Una supply chain fluida non può prescindere da una soluzione tecnologica unificata, nella fattispecie la Manhattan Active Platform, che cura tutte le fasi della catena di distribuzione. Manhattan Active Omni per la gestione omnicanale, Manhattan Active Wharehouse Management per il magazzino, Manhattan Active Transportation Management per la gestione dei partner di delivery, fino al Manhattan Active Yard Management, per la cosiddetta “gestione del piazzale”, ovvero l’ottimizzazione della merce nei mezzi di trasporto e delle partenze dai magazzini.
Un’unica piattaforma cloud native completamente ripensata che si appoggia sull’infrastruttura Google Cloud, e mette a disposizione dei clienti centinaia di microservizi in continuo divenire, senza nessun blocco degli stessi, secondo il classico approccio di sviluppo DevOps che prevede aggiornamenti e nuovi servizi almeno ogni tre mesi. Una tecnologia per un reale Unified Commerce.

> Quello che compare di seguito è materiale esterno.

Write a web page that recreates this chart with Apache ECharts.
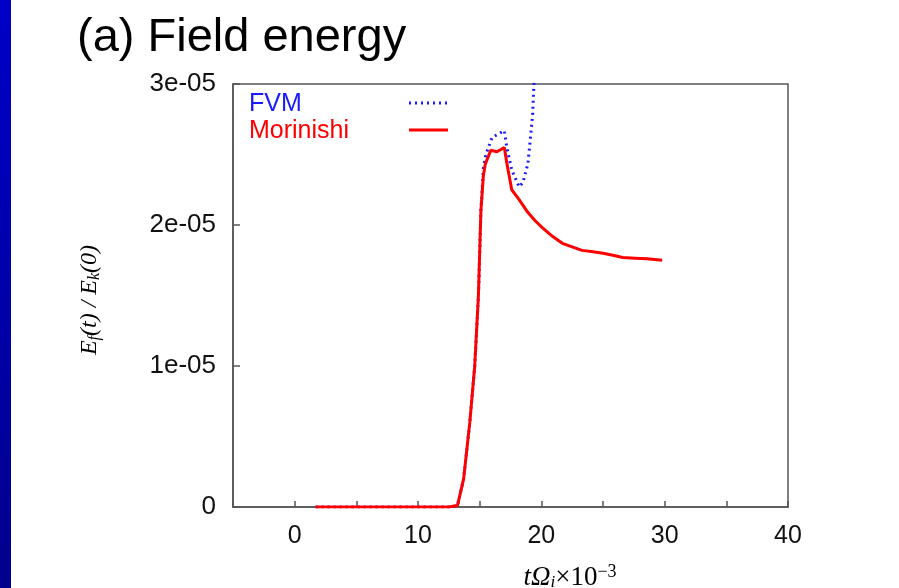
<!DOCTYPE html>
<html>
<head>
<meta charset="utf-8">
<script src="https://cdn.jsdelivr.net/npm/echarts@6/dist/echarts.min.js"></script>
<style>
html,body{margin:0;padding:0;background:#fff;}
#chart{width:899px;height:588px;}
</style>
</head>
<body>
<div id="chart"></div>
<script>
// ---- data (x in tΩi×10^-3, y = Ef(t)/Ek(0)) ----
const morinishiX = [1.7, 5, 10, 12.5, 13.2, 13.7, 14.2, 14.6, 14.9, 15.0, 15.1, 15.3, 15.45, 15.9, 16.4, 17.0, 17.2, 17.6, 18.2, 18.9, 19.5, 20.1, 20.9, 21.7, 22.5, 23.3, 24.2, 25.0, 25.8, 26.6, 27.6, 28.6, 29.8];
const morinishiY = [0, 0, 0, 0, 0.01e-5, 0.2e-5, 0.6e-5, 1.0e-5, 1.5e-5, 1.8e-5, 2.1e-5, 2.35e-5, 2.43e-5, 2.53e-5, 2.52e-5, 2.55e-5, 2.44e-5, 2.25e-5, 2.18e-5, 2.09e-5, 2.03e-5, 1.98e-5, 1.92e-5, 1.87e-5, 1.845e-5, 1.82e-5, 1.81e-5, 1.80e-5, 1.785e-5, 1.77e-5, 1.765e-5, 1.76e-5, 1.75e-5];
const fvmX = [1.7, 5, 10, 12.5, 13.2, 13.7, 14.2, 14.6, 14.9, 15.0, 15.1, 15.3, 15.5, 16.0, 16.6, 17.0, 17.2, 17.6, 18.2, 18.5, 18.9, 19.1, 19.3, 19.4, 19.6];
const fvmY = [0, 0, 0, 0, 0.01e-5, 0.2e-5, 0.6e-5, 1.0e-5, 1.5e-5, 1.8e-5, 2.1e-5, 2.4e-5, 2.5e-5, 2.62e-5, 2.65e-5, 2.67e-5, 2.55e-5, 2.39e-5, 2.27e-5, 2.30e-5, 2.43e-5, 2.6e-5, 2.79e-5, 3.0e-5, 3.3e-5];
const xTickLabels = [0, 10, 20, 30, 40];
const yTickLabels = ['0', '1e-05', '2e-05', '3e-05'];
const seriesNames = ['FVM', 'Morinishi'];

const chart = echarts.init(document.getElementById('chart'), null, {renderer: 'canvas'});
const pairs = (xs, ys) => xs.map((x, i) => [x, ys[i]]);

chart.setOption({
  animation: false,
  backgroundColor: '#ffffff',
  grid: {left: 233, right: 111, top: 84, bottom: 81, show: true, borderColor: '#555', borderWidth: 1.5, backgroundColor: 'transparent'},
  xAxis: {
    type: 'value', min: -5, max: 40, interval: 5,
    axisLine: {show: true, onZero: false, lineStyle: {color: '#555', width: 1.5}},
    axisTick: {show: true, inside: true, length: 6, lineStyle: {color: '#555', width: 1.5}},
    splitLine: {show: false},
    axisLabel: {
      margin: 17, color: '#111', fontFamily: 'Arial, "Liberation Sans"', fontSize: 25,
      formatter: v => xTickLabels.indexOf(v) >= 0 ? String(v) : ''
    }
  },
  yAxis: {
    type: 'value', min: 0, max: 3e-5, interval: 1e-5,
    axisLine: {show: true, onZero: false, lineStyle: {color: '#555', width: 1.5}},
    axisTick: {show: true, inside: true, length: 7, lineStyle: {color: '#555', width: 1.5}},
    splitLine: {show: false},
    axisLabel: {
      margin: 17, color: '#111', fontFamily: 'Arial, "Liberation Sans"', fontSize: 26,
      formatter: v => yTickLabels[Math.round(v / 1e-5)]
    }
  },
  series: [
    {
      name: seriesNames[0], type: 'line', data: pairs(fvmX, fvmY), showSymbol: false, clip: true,
      lineStyle: {color: '#1a1aff', width: 3, type: [2, 4]}, z: 2
    },
    {
      name: seriesNames[1], type: 'line', data: pairs(morinishiX, morinishiY), showSymbol: false, clip: true,
      lineStyle: {color: '#ff0000', width: 3}, z: 3
    }
  ],
  graphic: [
    {type: 'rect', left: 0, top: 0, shape: {width: 11, height: 588},
     style: {fill: new echarts.graphic.LinearGradient(0, 0, 0, 1, [{offset: 0, color: '#0000c8'}, {offset: 1, color: '#00008c'}])}},
    {type: 'text', left: 77, top: 15, style: {text: '(a) Field energy', font: '47px Arial, "Liberation Sans"', fill: '#000'}},
    {type: 'text', left: 249, top: 92, style: {text: seriesNames[0], font: '25px Arial, "Liberation Sans"', fill: '#1a1aff'}},
    {type: 'text', left: 249, top: 119, style: {text: seriesNames[1], font: '25px Arial, "Liberation Sans"', fill: '#ff0000'}},
    {type: 'line', shape: {x1: 409, y1: 103, x2: 448, y2: 103}, style: {stroke: '#1a1aff', lineWidth: 3, lineDash: [2, 4]}},
    {type: 'line', shape: {x1: 409, y1: 130, x2: 448, y2: 130}, style: {stroke: '#ff0000', lineWidth: 3}},
    {type: 'text', x: 90, y: 300, rotation: Math.PI / 2, originX: 0, originY: 0,
     style: {
       text: '{i|E}{s|f}{i|(t) / E}{s|k}{i|(0)}',
       align: 'center', verticalAlign: 'middle',
       rich: {
         i: {font: 'italic 24px "Liberation Serif", "DejaVu Serif", serif', fill: '#000'},
         s: {font: 'italic 16px "Liberation Serif", "DejaVu Serif", serif', fill: '#000', padding: [9, 0, 0, 0]}
       }
     }},
    {type: 'text', x: 570, y: 578,
     style: {
       text: '{i|tΩ}{s|i}{n|×10}{p|−3}',
       align: 'center', verticalAlign: 'middle',
       rich: {
         i: {font: 'italic 27px "Liberation Serif", "DejaVu Serif", serif', fill: '#000'},
         s: {font: 'italic 17px "Liberation Serif", "DejaVu Serif", serif', fill: '#000', padding: [10, 0, 0, 0]},
         n: {font: '27px "Liberation Serif", "DejaVu Serif", serif', fill: '#000'},
         p: {font: '18px "Liberation Serif", "DejaVu Serif", serif', fill: '#000', padding: [0, 0, 12, 0]}
       }
     }}
  ]
});
</script>
</body>
</html>
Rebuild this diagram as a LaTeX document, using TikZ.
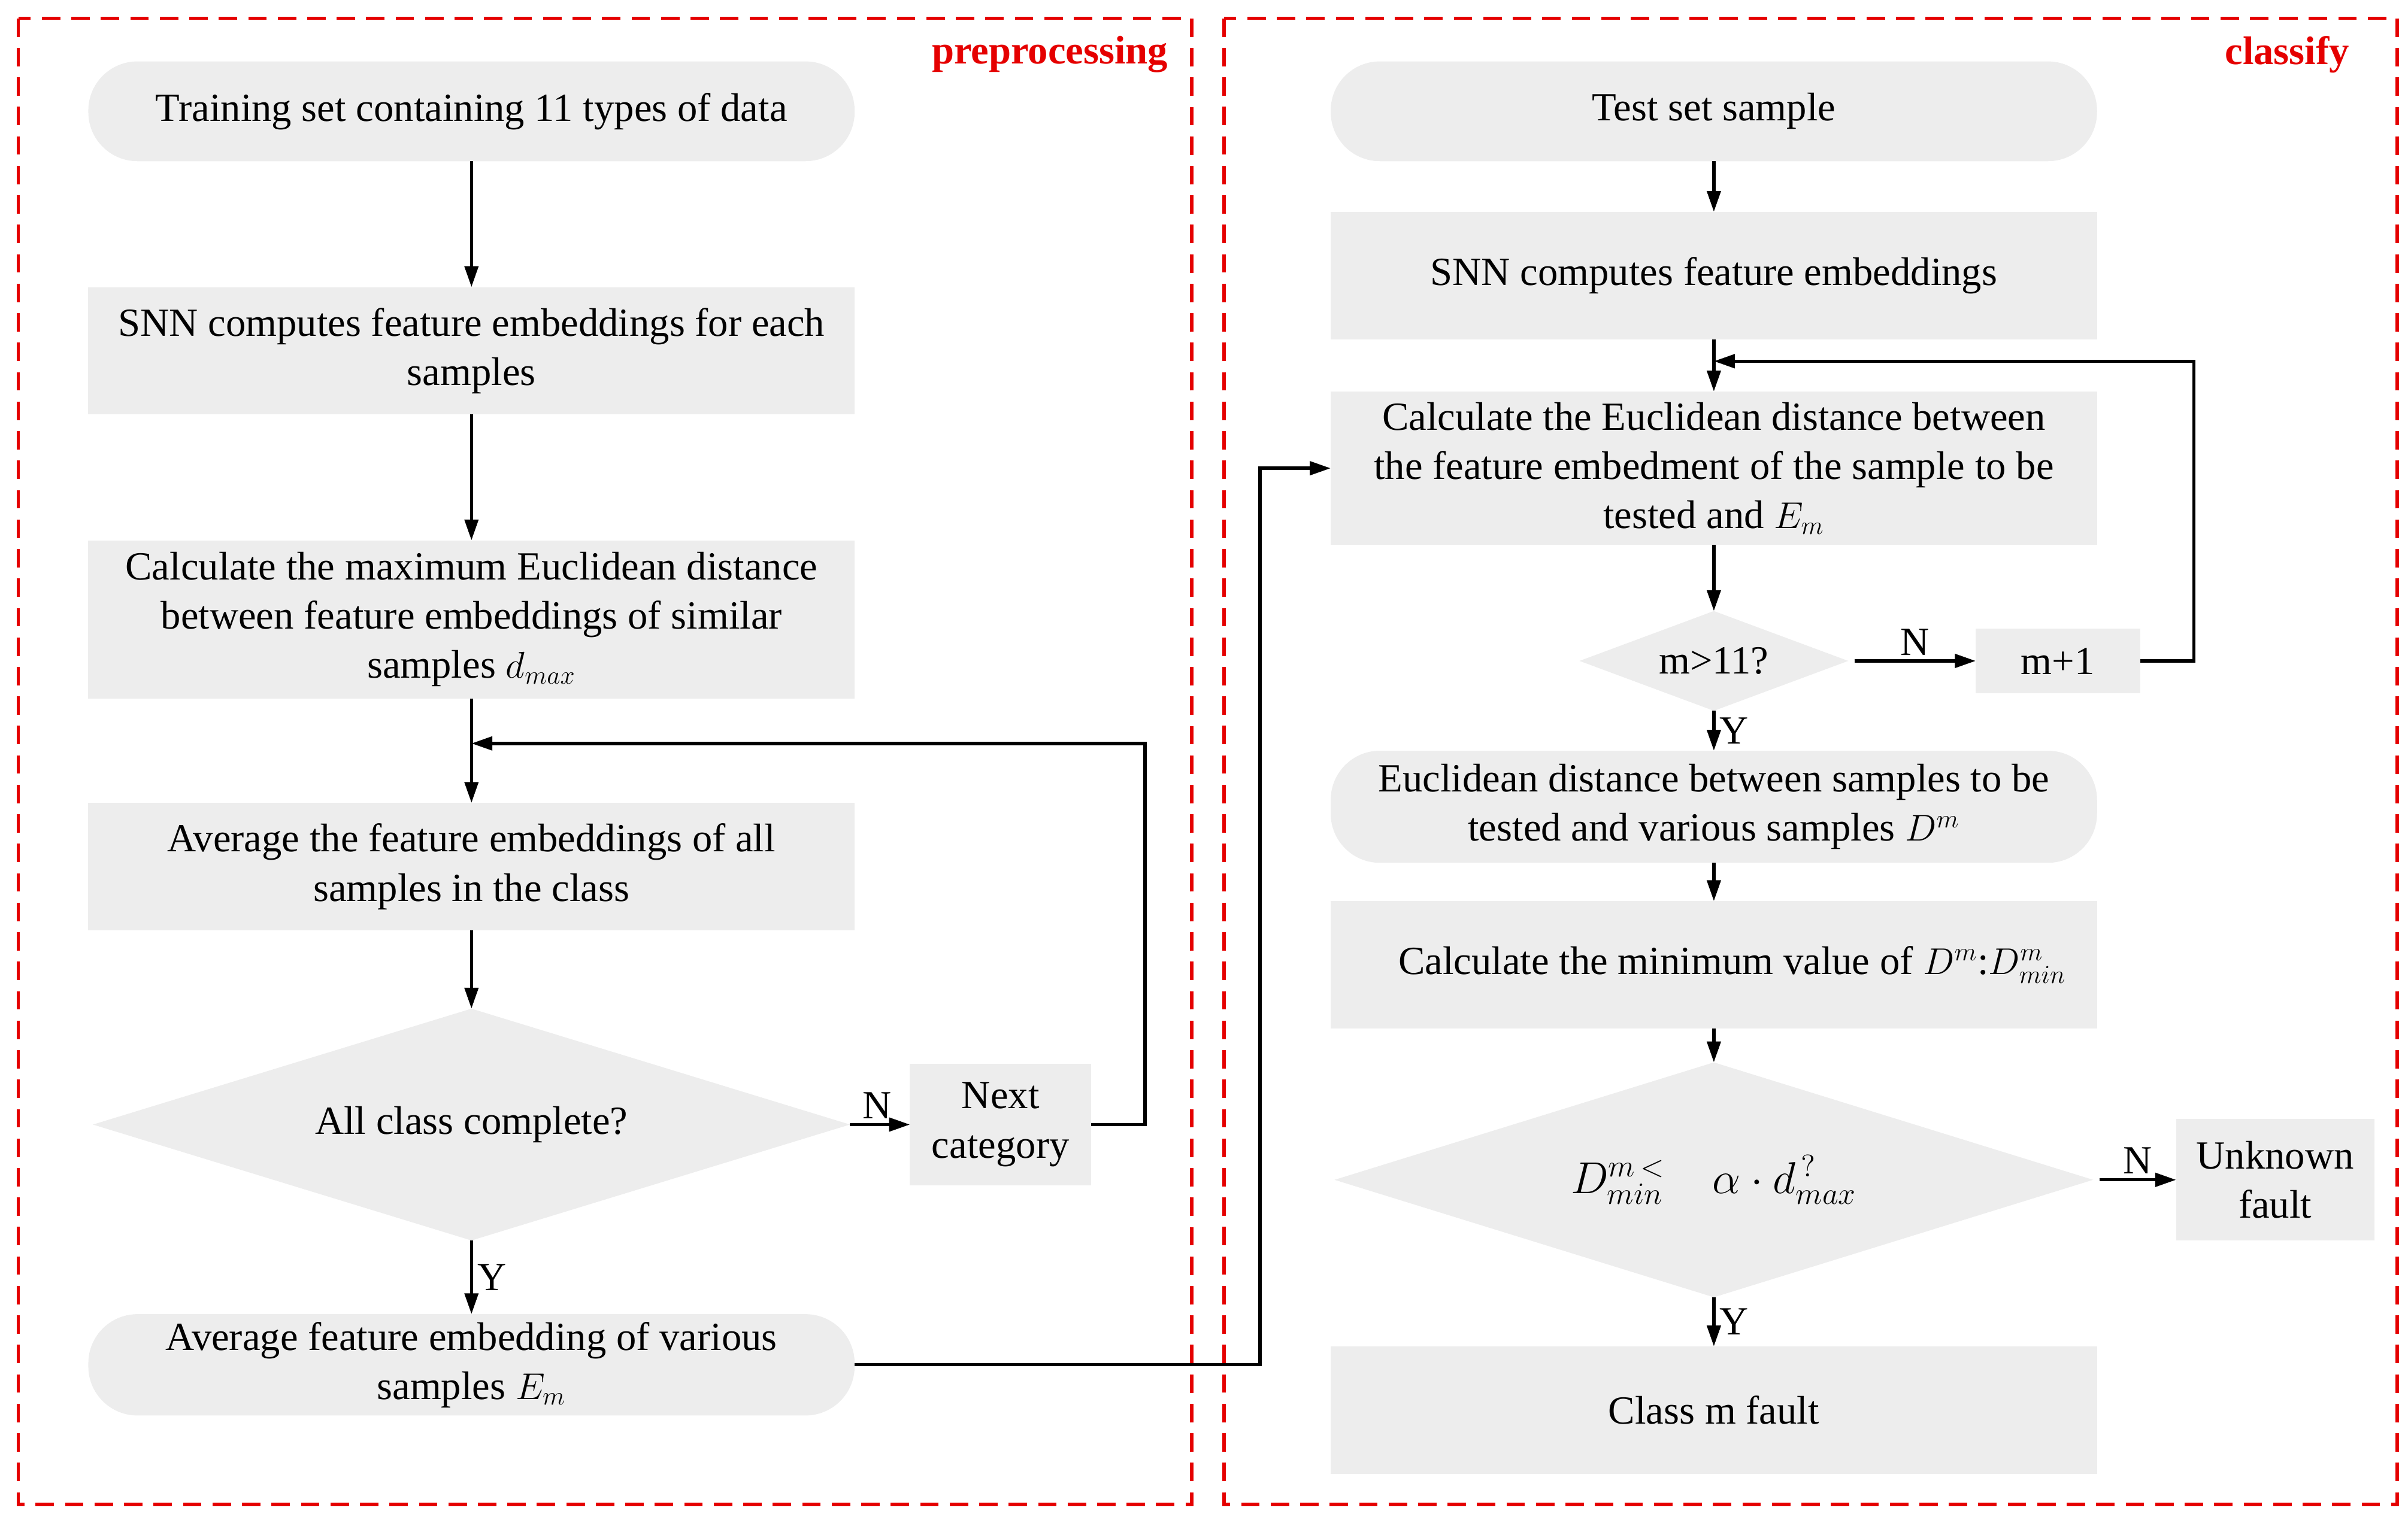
\documentclass[tikz,border=0pt]{standalone}
\usepackage{fontspec}
\setmainfont{Liberation Serif}
\usepackage{tikz}
\usetikzlibrary{arrows.meta,positioning}
\usetikzlibrary{calc,shapes.geometric}

\begin{document}
\begin{tikzpicture}[
                    every node/.style={font=\fontsize{18.5}{22.8}\selectfont},
                    stepbox/.style={rectangle, fill=black!7, align=center, inner sep=0pt, outer sep=0pt, minimum width=12.475cm, minimum height=2.075cm},
                    terminal/.style={stepbox, rounded corners=0.8cm, minimum height=1.625cm},
                    decision/.style={diamond, fill=black!7, align=center, inner sep=0pt, outer sep=0pt},
                    smallbox/.style={stepbox, minimum width=2.95cm, minimum height=1.975cm},
                    flow/.style={-{Triangle[length=0.34cm,width=0.22cm]}, line width=1.5pt},
                    frame/.style={draw=red!90!black, line width=1.5pt, dash pattern=on 0.3cm off 0.18cm},
                    tag/.style={font=\fontsize{18.5}{22.8}\selectfont\bfseries, text=red!90!black, inner sep=0pt},
                    note/.style={inner sep=2pt}
                ]
                    \useasboundingbox (0,0) rectangle (39.2,-24.8);
                    % Frames
                    \draw[frame] (0.3,-0.3) rectangle (19.4,-24.5);
                    \draw[frame] (19.925,-0.3) rectangle (39.025,-24.5);
                    \node[tag, anchor=north east] (PreTag) at (19.02,-0.58) {preprocessing};
                    \node[tag, anchor=north east] (ClsTag) at (38.25,-0.58) {classify};

                    % Preprocessing
                    \node[terminal] (Train) at (7.675,-1.8125) {Training set containing 11 types of data};
                    \node[stepbox, below=2.05cm of Train] (Embed) {SNN computes feature embeddings for each\\samples};
                    \node[stepbox, below=2.05cm of Embed, minimum height=2.575cm] (MaxDist) {Calculate the maximum Euclidean distance\\between feature embeddings of similar\\samples $d_{max}$};
                    \node[stepbox, below=1.7cm of MaxDist] (Average) {Average the feature embeddings of all\\samples in the class};
                    \node[decision, below=1.275cm of Average, aspect=3.265, minimum width=12.325cm, minimum height=3.775cm] (AllDone) {All class complete?};
                    \node[smallbox, right=0.975cm of AllDone] (NextCat) {Next\\category};
                    \node[terminal, below=1.2cm of AllDone, minimum height=1.65cm] (Mean) {Average feature embedding of various\\samples $E_m$};
                    \coordinate (JoinL) at ($(MaxDist.south)!0.43!(Average.north)$);

                    % Classify
                    \node[terminal] (Test) at (27.9,-1.8125) {Test set sample};
                    \node[stepbox, below=0.825cm of Test] (TestEmbed) {SNN computes feature embeddings};
                    \node[stepbox, below=0.85cm of TestEmbed, minimum height=2.5cm] (Dist) {Calculate the Euclidean distance between\\the feature embedment of the sample to be\\tested and $E_m$};
                    \node[decision, below=1.075cm of Dist, aspect=2.69, minimum width=4.375cm, minimum height=1.625cm] (Count) {m>11?};
                    \node[smallbox, right=2.075cm of Count, minimum width=2.675cm, minimum height=1.05cm] (Next) {m+1};
                    \node[terminal, below=0.65cm of Count, minimum height=1.825cm] (AllDist) {Euclidean distance between samples to be\\tested and various samples $D^m$};
                    \node[stepbox, below=0.625cm of AllDist] (MinDist) {\hspace*{0.6cm}Calculate the minimum value of $D^m$:$D^m_{min}$};
                    \node[decision, below=0.55cm of MinDist, aspect=3.23, minimum width=12.35cm, minimum height=3.825cm, font=\fontsize{22}{26}\selectfont] (Check) {$D^{m\,<}_{min}\quad\alpha\cdot d_{max}^{\,?}$};
                    \node[smallbox, right=1.35cm of Check, minimum width=3.225cm] (Unknown) {Unknown\\fault};
                    \node[stepbox, below=0.8cm of Check] (Fault) {Class m fault};
                    \coordinate (JoinR) at ($(TestEmbed.south)!0.42!(Dist.north)$);

                    % Connectors
                    \draw[flow] (Train) -- (Embed);
                    \draw[flow] (Embed) -- (MaxDist);
                    \draw[flow] (MaxDist) -- (Average);
                    \draw[flow] (Average) -- (AllDone);
                    \draw[flow] (AllDone) -- node[pos=0.45, above, note]{N} (NextCat);
                    \draw[flow] (AllDone) -- node[right, note]{Y} (Mean);
                    \draw[flow] (NextCat.east) -- ++(0.875,0) |- (JoinL);
                    \draw[flow] (Mean.east) -- ++(6.6,0) |- (Dist.west);

                    \draw[flow] (Test) -- (TestEmbed);
                    \draw[flow] (TestEmbed) -- (Dist);
                    \draw[flow] (Dist) -- (Count);
                    \draw[flow] ([xshift=0.1cm]Count.east) -- node[above, note]{N} (Next);
                    \draw[flow] (Count) -- node[right, note]{Y} (AllDist);
                    \draw[flow] (Next.east) -- ++(0.875,0) |- (JoinR);
                    \draw[flow] (AllDist) -- (MinDist);
                    \draw[flow] (MinDist) -- (Check);
                    \draw[flow] ([xshift=0.1cm]Check.east) -- node[above, note]{N} (Unknown);
                    \draw[flow] (Check) -- node[right, note]{Y} (Fault);
                \end{tikzpicture}
\end{document}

“Una piattaforma aperta alle soluzioni dei partner (come lo storico Zebra Technologies per la componente hardware, ndr) e profondamente integrabile via API con tutte le componenti dell’infrastruttura del cliente – spiega ancora Capel”. Perché, se l’ideale è unificare, è anche vero che è difficile chiedere a un cliente di chiudere con il passato. In questo senso, la strategia Manhattan Associates è tipica di chi sa di essere leader assoluto da 15 anni nel relativo quadrante Gartner: approcciare il cliente con una componente, per poi espandersi grazie al ROI e agli ottimi risultati ottenuti.
Il cambio di paradigma, evidente, delle architetture pone il consumatore, e i team interni dedicati, come fulcro dello sviluppo, lasciando in secondo piano il prodotto. Una prospettiva, peraltro, pienamente in accordo con la visione strategica di ogni azienda innovativa in ogni mercato. Dare al consumatore ciò che vuole, insomma, è l’unico modo di differenziarsi rispetto ai concorrenti.
Non solo un sistema di delivery senza sbavature, ma anche nuovi elementi, come quelli introdotti dalla partnership con Google. Si parla, per essere concreti ma anche evidenti, di piccole caratteristiche come l’inserimento dei tempi di consegna o di un indicatore di sostenibilità in un widget Google CSS. Piccole funzionalità che fanno la differenza per i consumatori, ma che richiedono un sistema unico di Warehouse, Transportation e Yard Management, le tre componenti fondamentali della supply chain. “Ci proponiamo di eliminare i ponti – leggi connettori e integrazioni, ndr – tra le tre componenti fondamentali – spiega Brian Kinsella, Senior Vice President, Product Management – per ottimizzare l’intero processo”. E, evidentemente, ottimizzare significa ridurre i costi, sbagliare di meno ed essere pronti a reagire a ogni richiesta del consumatore in tempo (quasi) zero.
Tutti i clienti, da JD Group a L’Oréal e Decathlon, che hanno raccontato le loro storie sul palco di Exchange 2023 di Manhattan Associates evidenziano il salto di produttività ottenuto nell’automazione dei loro magazzini e dell’intero processo di gestione dei trasporti. La tecnologia presente è già ben consolidata, dal tagging RFID per una gestione corretta dell’inventario del punto vendita ai robot che supportano i team di magazzino nello stoccaggio e nella ricerca dei prodotti, fino all’Intelligenza Artificiale nella pianificazione dei carichi e delle consegne. Ma di strada ce n’è ancora tanta da fare: “Le supply chain sono reti complesse, interconnesse e interdipendenti di produttori, distributori e dettaglianti – afferma ancora Capel -. E se l’interconnessione è un valore, dall’altra parte l’interdipendenza le rende particolarmente vulnerabili”. La risposta, a quella percentuale (ancora troppo alta) di retailer che si ostinano a rimanere indietro è solo una: chi ha adottato una strategia di Unified Commerce, registra fatturati da 3 a 6 volte superiori.